SPHINX is a research project focused on transferring machine learning-based optimization predictors across MLIR dialects by representing programs as ProGraML graphs. This repository contains both the core C++ graph generation infrastructure and the Python-based machine learning experiments.
This monorepo is divided into three main components:
mlir_to_programl/(C++): The core tool that translates MLIR code into ProGraML graph representations.ml_experiments/(Python): Machine learning models, training pipelines, and experiment scripts used in our evaluation.sample_programs/(MLIR / ProGraML): A small collection of MLIR programs derived from the NASBench dataset, provided for testing and demonstration purposes.

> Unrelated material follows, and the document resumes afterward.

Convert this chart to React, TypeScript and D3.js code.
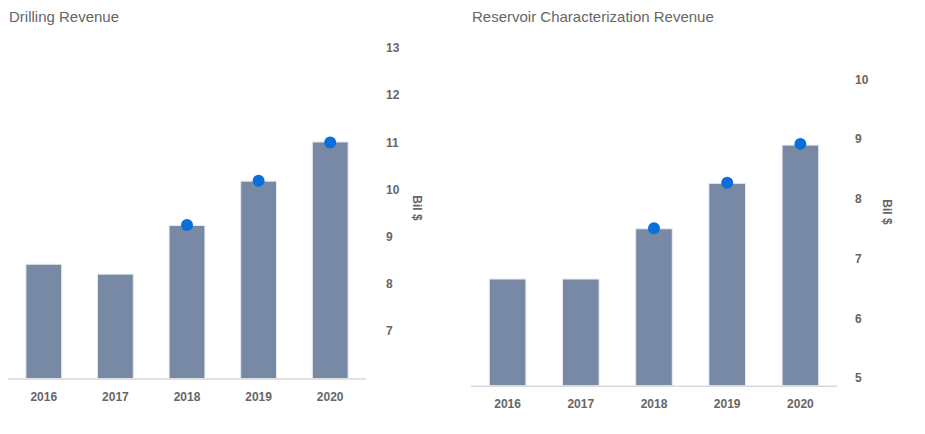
import React, { useEffect, useRef } from "react";
import * as d3 from "d3";

const years = ["2016", "2017", "2018", "2019", "2020"];

// Drilling, Bil $
const drillingRevenue = [8.42, 8.21, 9.24, 10.18, 11.01];
const drillingDots = [null, null, 9.25, 10.19, 11.0];
const drillingTicks = [7, 8, 9, 10, 11, 12, 13];

// Reservoir Characterization, Bil $
const reservoirRevenue = [6.66, 6.66, 7.5, 8.26, 8.9];
const reservoirDots = [null, null, 7.51, 8.27, 8.92];
const reservoirTicks = [5, 6, 7, 8, 9, 10];

type PanelProps = {
  title: string;
  titleX: number;
  values: number[];
  dots: (number | null)[];
  ticks: number[];
  yDomain: [number, number];
  yRange: [number, number];
  xRange: [number, number];
  tickX: number;
  unitX: number;
  unitY: number;
};

const FONT = "'Liberation Sans', Arial, sans-serif";

function drawPanel(svg: d3.Selection<SVGSVGElement, unknown, null, undefined>, p: PanelProps) {
  const g = svg.append("g");

  const x = d3.scaleBand()
    .domain(years)
    .range(p.xRange)
    .paddingInner(0.5)
    .paddingOuter(0.25);

  const y = d3.scaleLinear()
    .domain(p.yDomain)
    .range(p.yRange);

  const base = p.yRange[0];

  g.append("text")
    .attr("x", p.titleX)
    .attr("y", 22)
    .attr("font-family", FONT)
    .attr("font-size", 15)
    .attr("fill", "#666")
    .text(p.title);

  // y tick labels on the right
  g.selectAll(".ytick")
    .data(p.ticks)
    .enter()
    .append("text")
    .attr("x", p.tickX)
    .attr("y", d => y(d))
    .attr("dy", "0.35em")
    .attr("font-family", FONT)
    .attr("font-size", 12)
    .attr("font-weight", "bold")
    .attr("fill", "#666")
    .text(d => d);

  g.append("text")
    .attr("transform", `translate(${p.unitX},${p.unitY}) rotate(90)`)
    .attr("text-anchor", "middle")
    .attr("font-family", FONT)
    .attr("font-size", 12)
    .attr("font-weight", "bold")
    .attr("fill", "#666")
    .text("Bil $");

  g.selectAll("rect")
    .data(p.values)
    .enter()
    .append("rect")
    .attr("x", (_, i) => x(years[i])!)
    .attr("y", d => y(d))
    .attr("width", x.bandwidth())
    .attr("height", d => base - y(d))
    .attr("fill", "#7889a5")
    .attr("stroke", "#e8ebf0")
    .attr("stroke-width", 1);

  // baseline
  g.append("line")
    .attr("x1", p.xRange[0])
    .attr("x2", p.xRange[1])
    .attr("y1", base + 0.5)
    .attr("y2", base + 0.5)
    .attr("stroke", "#d8d8d8")
    .attr("stroke-width", 1.5);

  g.selectAll(".xlabel")
    .data(years)
    .enter()
    .append("text")
    .attr("x", d => x(d)! + x.bandwidth() / 2)
    .attr("y", base + 22)
    .attr("text-anchor", "middle")
    .attr("font-family", FONT)
    .attr("font-size", 12)
    .attr("font-weight", "bold")
    .attr("fill", "#666")
    .text(d => d);

  g.selectAll("circle")
    .data(p.dots.map((v, i) => ({ v, year: years[i] })).filter(d => d.v !== null))
    .enter()
    .append("circle")
    .attr("cx", d => x(d.year)! + x.bandwidth() / 2)
    .attr("cy", d => y(d.v as number))
    .attr("r", 6)
    .attr("fill", "#0a6fdb");
}

const App: React.FC = () => {
  const svgRef = useRef<SVGSVGElement | null>(null);

  useEffect(() => {
    if (!svgRef.current) return;
    const svg = d3.select(svgRef.current);
    svg.selectAll("*").remove();

    drawPanel(svg, {
      title: "Drilling Revenue",
      titleX: 9,
      values: drillingRevenue,
      dots: drillingDots,
      ticks: drillingTicks,
      yDomain: [6, 13],
      yRange: [378.5, 48],
      xRange: [8, 366],
      tickX: 386,
      unitX: 413,
      unitY: 208,
    });

    drawPanel(svg, {
      title: "Reservoir Characterization Revenue",
      titleX: 472,
      values: reservoirRevenue,
      dots: reservoirDots,
      ticks: reservoirTicks,
      yDomain: [4.876, 10],
      yRange: [385.7, 79.3],
      xRange: [471, 837],
      tickX: 855,
      unitX: 883,
      unitY: 212,
    });
  }, []);

  return (
    <svg
      ref={svgRef}
      width={925}
      height={434}
      style={{ position: "absolute", left: 0, top: 0, background: "#fff" }}
    ></svg>
  );
};

export default App;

Located in mlir_to_programl/. This tool reads MLIR files and outputs the corresponding graphs.
Prerequisites:
- CMake >= 3.20
- C++20 compiler (GCC 10+ or Clang 10+)
- LLVM/MLIR >= 20.0 (Installed and configured)
- Google Protobuf
- Abseil (abseil-cpp)
Build Instructions:
-
Configure LLVM Path: The build system expects to find your LLVM installation. By default, it looks in
$HOME/llvm_install. If your LLVM is installed elsewhere, export the path before building:export CMAKE_PREFIX_PATH=/path/to/your/llvm/lib/cmake:$CMAKE_PREFIX_PATH
-
Build:
cd mlir_to_programl mkdir build && cd build cmake .. make -j8
Usage:
-
Single File Mode: Converts a single MLIR file. If the output path is omitted, it defaults to replacing the extension with
.ProgramGraph.pb../mlir_to_programl <input.mlir> [output.ProgramGraph.pb]
-
Dataset Mode: Processes an entire directory. It detects if the input is a folder and automatically converts all contained MLIR files.
./mlir_to_programl <dataset_folder>
Located in ml_experiments/. Contains GNN models along with training and evaluation scripts.
Prerequisites:
- Python 3.8+
- CUDA (optional, but recommended for training)
Setup:
We provide a unified environment for all experiments:
cd ml_experiments
# 1. Create a virtual environment
python3 -m venv venv
source venv/bin/activate
# 2. Install dependencies (PyTorch, PyG, etc.)
pip install -r requirements.txtLocated in sample_programs/. These files are provided for testing and demonstration purposes. The programs originate from architectures in the NASBench dataset and were converted into MLIR as part of our experimental pipeline. They include programs represented in different MLIR dialects used throughout the project.
Example structure:
sample_programs/
stablehlo/
mlir/
model_1.mlir
model_2.mlir
programl/
model_1.ProgramGraph.pb
model_2.ProgramGraph.pb
linalg/
mlir/
model_1.mlir
model_2.mlir
programl/
model_1.ProgramGraph.pb
model_2.ProgramGraph.pb
You can use these programs to quickly test the graph generator:
cd mlir_to_programl/build
./mlir_to_programl ../../sample_programs/linalgThis will generate the corresponding ProGraML graphs for all MLIR files in the directory.